Fils d' ouvriers polonais immigrés, Rodinson a appris près d' une trentaine de langues dont l' arabe, l' araméen, l' hébreu, l' éthiopien ancien ou guèze, l' amharique et le turc. Adhérent du P.C en 1937, il vit sept ans au Moyen Orient, refusant de rallier Israël, et en conflit avec les "dérives dogmatiques" de Moscou. Erudit indépendant, il se consacre à l' approfondissement et au rapprochement des disciplines qu' il étudie : l' ethnologie et l' histoire, la sociologie et l' orientalisme.

Il publie en 1961 une biographie de Mahomet qui fait date, puis " Islam et capitalisme" où il nie l' incompatibilité des deux idéologies. L' ouvrage suivant "Israël et le refus arabe" lui vaut de nombreuses injures et menaces de mort. " Moi qui espérais une option universaliste des Juifs, écrit-il, je constate que leur unité se fait dans le sens d' un nationalisme obtus". Et de poser en 1967 dans la revue de Sartre, "Les Temps Modernes", la question : "Israël, fait colonial ?". Hostile à l' essentialisme, il privilégie l' analyse des faits socio-économiques pris dans leur contexte historique, et se range à la solution, audacieuse à l' époque sur le sujet, des "deux Etats".

Voilà qui n' arrange pas tout le monde, à commencer par l' extrême droite, autrefois antisémite passionnée, qui surfe désormais sur "l' islamo-fascisme", à la grande joie des sionistes...On dénonce soudain le voile, la viande hallal dans les cantines, la situation de la femme musulmane à l' hôpital ou à la piscine, de l' adolescent maghrébin à l' école ou dans les prisons, les cléricaux se dépensent en faveur de la laïcité, les nostalgiques de Vichy (il en reste) pour la démocratie, des essayistes se lèvent qui proclament l' Identité en danger.

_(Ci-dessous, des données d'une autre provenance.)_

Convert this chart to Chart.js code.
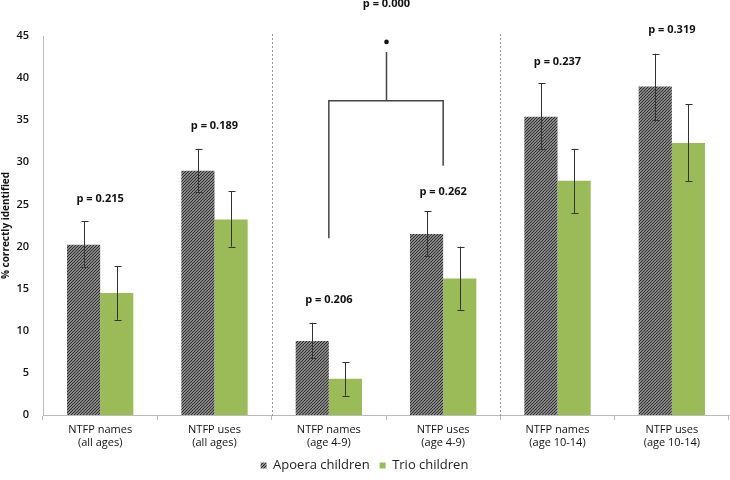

Le mérite de Rodinson est d' avoir, il y a des décennies déjà, renversé la problématique en la plaçant sur le plan du développement du Tiers-monde et du soutien, non du retard, que peut lui apporter l' Islam progressiste. Textes à l' appui,auxquels il adjoint Marx, Renan et Max Weber, il affirme que le Coran pris à la lettre n' est ni obscurantiste ni fataliste, mais sollicite au contraire le "djihad", qui signifie l' effort en général, non limité au sens guerrier actuel, qu' il ne récuse ni le commerce ni la propriété, mais seulement l' usage irrationnel des biens et une répartition injuste de ceux-ci, qu' il n' a pas engendré de bourgeoisie égoïste, mais prolongé contre la colonisation acculturante des traditions qui, il est vrai, ne sont pas encore toutes débarrassées de leur tonalité féodale.
Cette approche de la réalité islamique aurait pu épargner à nos gouvernants l' erreur de leur onéreuse politique d' immigration : la recherche d' une assimilation immédiate et forcée qui a poussé la seconde génération de migrants vers le salafisme.

La leçon non entendue de Rodinson est qu' une idéologie, religieuse ou politique, ne se moule jamais sur une société dans sa totalité. Ce sont les classes qui s' y constituent qui en dessinent le contour en un dialogue combattant non seulement l' "arriération", mais aussi la misère et la haine.